Last year was a watershed for the Internet. The number of users worldwide passed the 300 million mark. Whew! But that also means that the number of crooks on the Web surpassed 1 million.
The calculation is based on the U.S. Uniform Crime Reporting Statistics, which we have extrapolated to the world at large, so we're only talking about crooks whose vitae include arrest and conviction. Their crimes include forgery, embezzlement, fraud, vandalism and disposing of stolen goods. To reach that number of crooks, we assume that the ratio of criminals to law-abiding citizens is the same in the online world as in the off-line world. At this rate, there will be twice as many crooks on the Web in four years.
Appropriately, spending on hardware, software and services to make Web sites secure will also more than double, from $14 billion last year to $30 billion in 2004, according to IDC forecasters.
So everything should be all right, right?
Nope. Metcalfe's Law says a network's value grows by the square of the cost of adding users. So does the potential impact of an action with malicious intent. Crooks in the off-line world at most can mug only a small group of victims at a time; on the Net, it's as easy as spam pie. With Internet commerce expected to grow from $300 billion last year to almost 10 times that in 2004, I don't think we're spending anywhere near enough on security.
In an IDC survey last fall, 95% of IT managers at large and medium-size U.S. companies acknowledged that they had experienced some kind of "incident" in the past year, but mostly, that meant dealing with viruses like the Love Bug. Some 55% thought they had had an attempt at unauthorized use of their systems, applications or e-mail, but only 10% said such an event was detected after it occurred. Only 45% thought they had experienced unauthorized access to systems or information. And less than 30% encrypt any e-mail.
Given the highly publicized Web site problems at Yahoo, Microsoft, AOL and the World Economic Forum, I'm surprised that was the only mayhem detected in the survey. I allude to those crime statistics. How many crimes are committed for which there are no arrests and convictions? How many aren't reported or detected?
Make the following assumptions:
- Sometime in the next year, you will have a significant security breach.
- Sometime in the next five years, you or a company in your industry will have a near-catastrophic security breach.
- Between now and then, you will spend only about a tenth of what you should on security.
- No matter how many times you have requested more money for security and been turned down, the IT department will be held responsible if and when there's a major security breach.
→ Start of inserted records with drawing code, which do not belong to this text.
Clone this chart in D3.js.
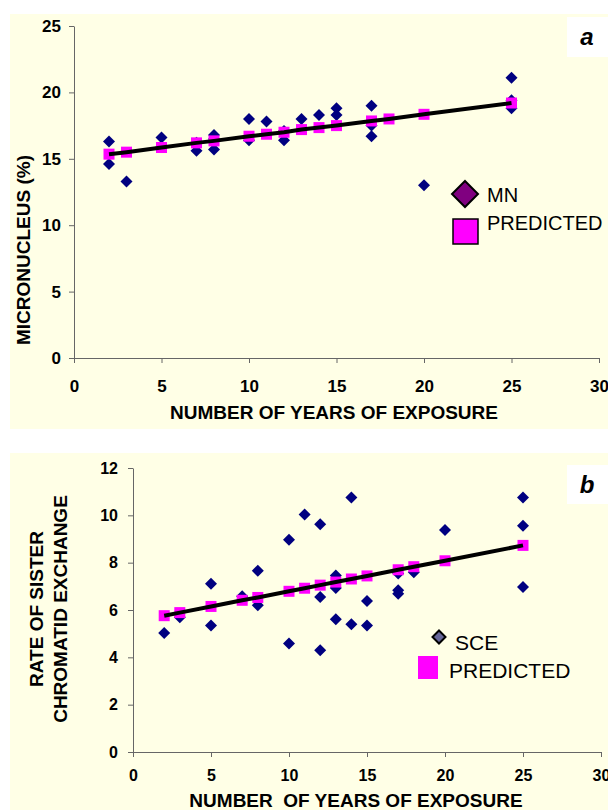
<!DOCTYPE html>
<meta charset="utf-8">
<style>
  body { margin: 0; background: #fff; }
  svg text { font-family: "Liberation Sans", Arial, sans-serif; }
</style>
<body>
<script src="https://cdn.jsdelivr.net/npm/d3@7"></script>
<script>

// ---- panel a : micronucleus
var mnYears  = [2, 2, 3, 5, 5, 7, 7, 8, 8, 8, 10, 10, 11, 12, 12, 13, 14, 15, 15, 17, 17, 17, 20, 25, 25, 25];
var mnValues = [16.3, 14.6, 13.3, 16.6, 15.9, 15.6, 16.2, 16.8, 15.7, 16.5, 18.0, 16.4, 17.8, 16.4, 17.1,
                18.0, 18.3, 18.8, 18.3, 19.0, 16.7, 17.5, 13.0, 21.1, 19.4, 18.8];
var mnPredYears  = [2, 3, 5, 7, 8, 10, 11, 12, 13, 14, 15, 17, 18, 20, 25];
var mnPredValues = [15.35, 15.5, 15.85, 16.2, 16.35, 16.7, 16.85, 17.0, 17.2, 17.35, 17.5, 17.85, 18.0, 18.35, 19.2];
var mnYTicks = [0, 5, 10, 15, 20, 25];

// ---- panel b : sister chromatid exchange
var sceYears  = [2, 3, 5, 5, 7, 8, 8, 10, 10, 11, 12, 12, 12, 13, 13, 13, 14, 14, 15, 15, 17, 17, 17, 18, 20, 25, 25, 25];
var sceValues = [5.03, 5.69, 7.11, 5.35, 6.58, 7.66, 6.2, 8.97, 4.58, 10.03, 9.62, 6.55, 4.3, 7.46, 6.93, 5.61,
                 10.75, 5.4, 6.38, 5.35, 7.54, 6.83, 6.69, 7.6, 9.38, 10.75, 9.56, 6.97];
var scePredYears  = [2, 3, 5, 7, 8, 10, 11, 12, 13, 14, 15, 17, 18, 20, 25];
var scePredValues = [5.76, 5.89, 6.15, 6.41, 6.53, 6.79, 6.92, 7.05, 7.18, 7.31, 7.44, 7.70, 7.83, 8.08, 8.73];
var sceYTicks = [0, 2, 4, 6, 8, 10, 12];

var xTicks = [0, 5, 10, 15, 20, 25, 30];

var bg = "#ffffe6", navy = "#000080", magenta = "#ff00ff", axisColor = "#666";

var svg = d3.select("body").append("svg")
            .attr("width", 608)
            .attr("height", 810);

function drawPanel(p) {
  var g = svg.append("g");

  g.append("rect")
   .attr("x", 10).attr("y", p.top)
   .attr("width", 598).attr("height", p.bottom - p.top)
   .attr("fill", bg);

  var x = d3.scaleLinear().domain([0, 30]).range([p.x0, p.x1]);
  var y = d3.scaleLinear().domain([0, d3.max(p.yTicks)]).range([p.y0, p.y1]);

  var xa = g.append("g")
    .attr("transform", "translate(0," + p.y0 + ")")
    .call(d3.axisBottom(x).tickValues(xTicks).tickSize(5).tickSizeOuter(0).tickPadding(p.xPad));
  var ya = g.append("g")
    .attr("transform", "translate(" + p.x0 + ",0)")
    .call(d3.axisLeft(y).tickValues(p.yTicks).tickSize(5).tickSizeOuter(0).tickPadding(p.yPad));

  [xa, ya].forEach(function(a){
    a.selectAll("path, line").attr("stroke", axisColor);
    a.selectAll("text")
     .attr("fill", "#000")
     .style("font-size", p.tickFont + "px")
     .style("font-weight", "bold")
     .style("font-family", "'Liberation Sans', Arial, sans-serif");
  });

  // observed values (diamonds)
  var obs = p.obsX.map(function(d, i){ return [d, p.obsY[i]]; });
  g.selectAll("path.obs")
   .data(obs)
   .enter().append("path")
   .attr("class", "obs")
   .attr("d", d3.symbol().type(d3.symbolSquare).size(72))
   .attr("transform", function(d){ return "translate(" + x(d[0]) + "," + y(d[1]) + ") rotate(45)"; })
   .attr("fill", navy);

  // predicted values (squares)
  var pred = p.predX.map(function(d, i){ return [d, p.predY[i]]; });
  g.selectAll("rect.pred")
   .data(pred)
   .enter().append("rect")
   .attr("class", "pred")
   .attr("x", function(d){ return x(d[0]) - 5.5; })
   .attr("y", function(d){ return y(d[1]) - 5.5; })
   .attr("width", 11).attr("height", 11)
   .attr("fill", magenta);

  // regression line
  g.append("path")
   .datum(pred)
   .attr("d", d3.line().x(function(d){ return x(d[0]); }).y(function(d){ return y(d[1]); }))
   .attr("fill", "none")
   .attr("stroke", "#000")
   .attr("stroke-width", 4);

  // x title
  g.append("text")
   .attr("x", p.xTitleX).attr("y", p.xTitleY)
   .attr("text-anchor", "middle")
   .style("font-size", "19px").style("font-weight", "bold")
   .style("white-space", "pre")
   .text(p.xTitle);

  // y title (one or two lines)
  p.yTitle.forEach(function(t, i){
    g.append("text")
     .attr("transform", "translate(" + p.yTitleX[i] + "," + p.yTitleY + ") rotate(-90)")
     .attr("text-anchor", "middle")
     .style("font-size", "19px").style("font-weight", "bold")
     .text(t);
  });

  // panel letter
  g.append("rect")
   .attr("x", 567).attr("y", p.letterBox[0])
   .attr("width", 41).attr("height", p.letterBox[1])
   .attr("fill", "#fff");
  g.append("text")
   .attr("x", 587).attr("y", p.letterBox[0] + p.letterBox[1] / 2 + 8)
   .attr("text-anchor", "middle")
   .style("font-size", "24px").style("font-weight", "bold").style("font-style", "italic")
   .text(p.letter);

  return g;
}

var ga = drawPanel({
  top: 14, bottom: 429,
  x0: 74, x1: 599, y0: 358, y1: 26,
  yTicks: mnYTicks, tickFont: 17, xPad: 17, yPad: 8,
  obsX: mnYears, obsY: mnValues, predX: mnPredYears, predY: mnPredValues,
  xTitle: "NUMBER OF YEARS OF EXPOSURE", xTitleX: 334, xTitleY: 419,
  yTitle: ["MICRONUCLEUS (%)"], yTitleX: [30], yTitleY: 250,
  letter: "a", letterBox: [17, 40]
});

var gb = drawPanel({
  top: 453, bottom: 810,
  x0: 133, x1: 601, y0: 752, y1: 468,
  yTicks: sceYTicks, tickFont: 16, xPad: 13, yPad: 10,
  obsX: sceYears, obsY: sceValues, predX: scePredYears, predY: scePredValues,
  xTitle: "NUMBER  OF YEARS OF EXPOSURE", xTitleX: 356, xTitleY: 807,
  yTitle: ["RATE OF SISTER", "CHROMATID EXCHANGE"], yTitleX: [43, 67], yTitleY: 609,
  letter: "b", letterBox: [465, 39]
});

// ---- legends
var diamond = function(s){ return "M0," + (-s) + "L" + s + ",0L0," + s + "L" + (-s) + ",0Z"; };

ga.append("path").attr("d", diamond(13))
  .attr("transform", "translate(465,194)")
  .attr("fill", "#800080").attr("stroke", "#000").attr("stroke-width", 2);
ga.append("text").attr("x", 487).attr("y", 202)
  .style("font-size", "20px").text("MN");
ga.append("rect").attr("x", 453).attr("y", 219).attr("width", 25).attr("height", 25)
  .attr("fill", magenta).attr("stroke", "#000").attr("stroke-width", 1.5);
ga.append("text").attr("x", 487).attr("y", 230)
  .style("font-size", "20px").text("PREDICTED");

gb.append("path").attr("d", diamond(6.5))
  .attr("transform", "translate(439,637)")
  .attr("fill", "#666699").attr("stroke", "#000").attr("stroke-width", 2);
gb.append("text").attr("x", 455).attr("y", 650)
  .style("font-size", "21px").text("SCE");
gb.append("rect").attr("x", 418).attr("y", 656).attr("width", 20).attr("height", 23)
  .attr("fill", magenta);
gb.append("text").attr("x", 449).attr("y", 678)
  .style("font-size", "21px").text("PREDICTED");

</script>
</body>
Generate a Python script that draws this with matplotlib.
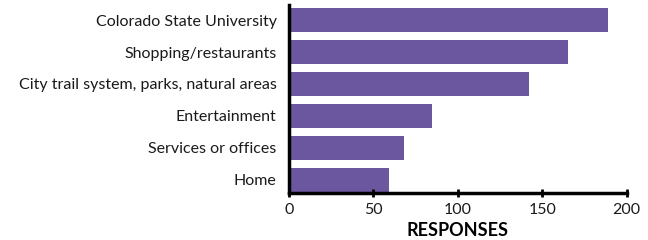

Two pieces of advice: First, make sure you have some crackerjack security technicians in your shop to stop problems before they occur. And make sure they're well paid, well motivated and won't cause trouble themselves. Half of all security breaches occur from inside the company.
Second, force your company to develop a mission statement on security, document company security policies and spell out security deployment plans for every major business initiative. These should be signed off on by all top executives. That way, when the big breach occurs and you're under fire, you'll be able to drag others with you into the foxhole.